The Betti-Cola album, with an original cover illustration of the band by Archies Comics artist Dan DeCarlo, recapitulates most of those EPs and then moves on with 15 subsequent tracks, originals and otherwise, that evince increasing musical strength and confidence (especially on the part of guitarist Robynn Iwata and singer/bassist Lisa Marr; a procession of drummers make rhythmic progress impossible to chart). Besides nifty numbers like the idyllic “Pretty Pictures,” the hopeful “Someday” and the buzzingly superstitious “Lucky 7,” there’s a lovely rendition of Beat Happening’s “Cast a Shadow,” a peppy bop through Brian Wilson’s “Surfer Girl” and an indifferent version of Daniel Johnston’s poignant “Tell Me Now.” Typical of Cub’s casual goodness, the 24-song album ends with a cover of the band’s own “What the Water Gave Me” by NFA, a male Canadian trio from New Brunswick. (Betti-Cola was also released as a double 7-inch with two bonus tracks added to selections from the LP.)
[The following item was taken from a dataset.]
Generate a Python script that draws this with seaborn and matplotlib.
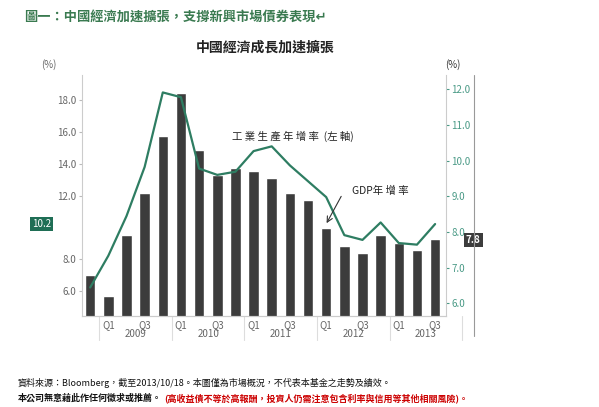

It’s tempting to make too much of the stripped-down cover of the Go-Go’s’ “Vacation” that ends the much- improved Come Out Come Out (released on CD and triple 7-inch), but it’s impossible to gauge whether the song is being milked for camp or enjoyed for its own merits rather than meant as a tribute to the pioneer rock women. In fact, it doesn’t matter, as Cub is well on the way to defining itself. Marr’s singing has plenty of vulnerable but self-possessed personality; Iwata’s fuzz- guitar power fleshes out the band’s sonic presence; drummer Lisa G punches the beat with brisk authority and no frills. Ultimately, though, it’s the lyrics — about crushes on girls (“Ticket to Spain”), sexual roles (“You be Doris, I’ll be Rock” is a crushing throwaway in “Your Bed”), romantic disillusion (“Life of Crime”) and unfailing devotion (“So Far Apart”) — that give the album the weight intentionally absent from the breathless music. Incidentally, a very surprising unlabeled bonus track starts five minutes after the end of “Vacation.”